Where to Buy Trivial Pursuit Steal Card Game
The reviews are in, and most people find the Trivial Pursuit Steal card game kind of a bomb. Then again, it is super-portable (composed of just two decks of cards) and would be the perfect diversion for younger trivia fans. There's not many questions, so the game doesn't have much replay value, but for long car trips or hot summer days, keeping a copy of the Steal card game around isn't a bad idea.
Trivial Pursuit Steal also happens to be the cheapest Trivial Pursuit game there is, with a suggested retail price of just $6. I've seen copies at Target and other big box stores for $5 or less, and the game is often on sale at big name toy stores and other retailers, especially around summer time.
Unfortunately, the official Hasbro Toy Shop online store isn't selling Trivial Pursuit Steal right now, but when they do they usually sell the game for just $4.99. Since the game isn't exactly flying off the shelves, you can expect to find it discounted from its already low price.
Where to Buy Trivial Pursuit: Bet You Know It
Bet You Know It is Hasbro's shot at turning Trivial Pursuit into a party game.
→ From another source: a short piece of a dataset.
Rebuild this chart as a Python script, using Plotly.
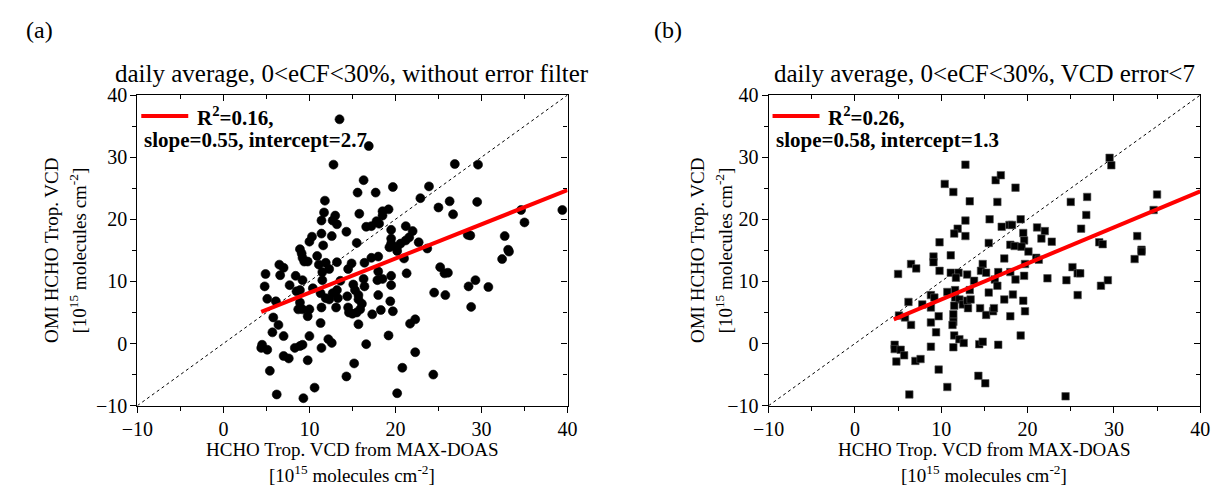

Whether or not Hasbro succeeded is up to each individual Trivial Pursuit fan--personally, I find the game a little too easy and not quite enough of a party game for more than a single night's entertainment. Trivial Pursuit can be a fun parlor game all on its own--there's no need to mimic the success of other modern "party games" to turn Trivial Pursuit into a fun evening. But it seems like Hasbro was trying to draw in board game players who'd never taken a shine to Trivial Pursuit, and for those players maybe this could turn them on to the original version of the game.
Bet You Know It is on sale at the Hasbro Toy Shop for just $29.99, a departure from Hasbro's typical Trivial Pursuit pricing. Of course you can find used and new copies of the game for even less at online stores, at big box retailers, and at eBay.
If you're a board game collector or just prefer older versions of Trivial Pursuit, the Internet is about your only chance to pick up a vintage or older edition of the game. If Hasbro were to reprint other Genus editions, not only would it get the bad taste of the dumbed down Genus III and IV out of our mouths, it might renew interest in the game itself, in a way that revamped editions like Bet You Know It haven't been able to.